Inside Out

Unraveling Reuben Sorensen’s strange vision of the world

(Dec. 13, 2007)  Figuring out what Reuben Sorensen’s paintings mean is almost as hard as figuring out how to get to his house.

I’m counting the number of bridges I’ve driven over since I turned off the asphalt road that leads west from Redway through Briceland. My compact Japanese car is way out of its element. It’s raining and the washboard dirt roads are slick. With every hairpin turn, I worry I’ll end up stuck in a deep rut washed out by last night’s storm. So far, so good.

GALLERY >

I’ve driven miles into the forest already and I haven’t passed another car yet. I glance down at the gas gauge. Three quarters full. That’s good. I wonder, though, if the car’s tires can handle all the rocks.

I pass an abandoned school bus riddled with bullet holes.
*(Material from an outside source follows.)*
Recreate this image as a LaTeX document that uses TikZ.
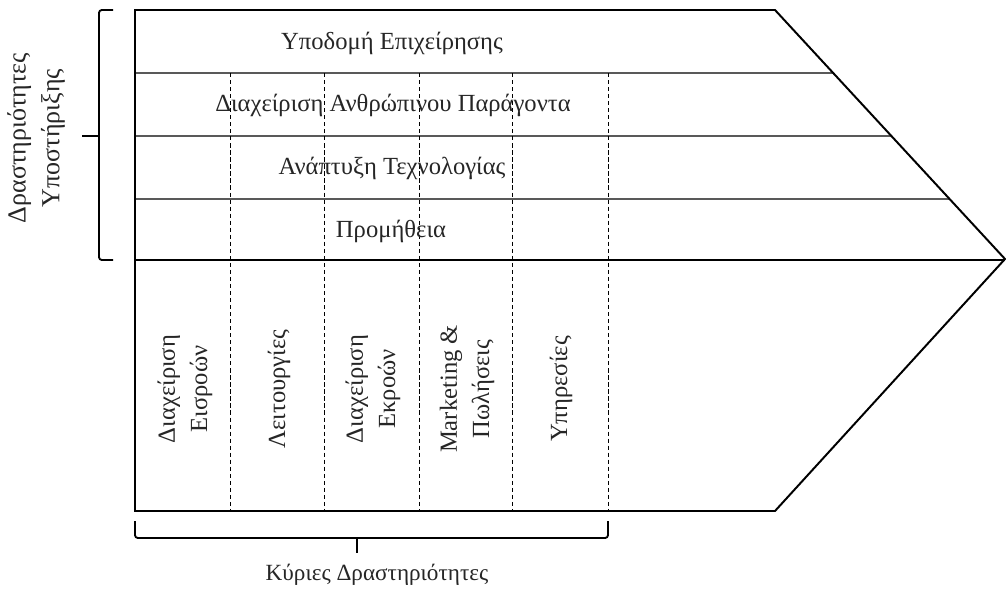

The few houses I’ve passed so far seemed uninhabited too. There was a moss-covered tricycle a while back. If I disappeared out here, no one would come looking for me until well into next week. What have I gotten myself into? I wonder aloud. And all for the sake of … art?

Then finally, after miles of snail-paced, tedious driving deeper into these sylvan boondocks, a handful of nameless bridges, a power box, where I turned left at the fork, and a large silver water tank, I find what I’m looking for. A green, hand-painted sign hanging from a tree trunk announces, “Freeway Entrance.”

Cars, headless basketball players,caged gorillas, children’s alphabet blocks and hieroglyphs are just some of the elements that make up Reuben Sorensen’s strange vision of the world.

Sorensen’s asceticism and remoteness are what first piqued my interest in him. A couple of months ago I read about a reclusive self-taught artist making paintings, the likes of which I’d never seen before, in the backwoods of southern Humboldt County, and I wanted to know if he was really the outsider artist others claimed he was.

Pulling my car off to the side of the dirt road just in front of the surreal “Freeway Entrance” sign, I stepped out and stretched my limbs. The forest was eerily silent. Then a gruff voice startled me from the trees below.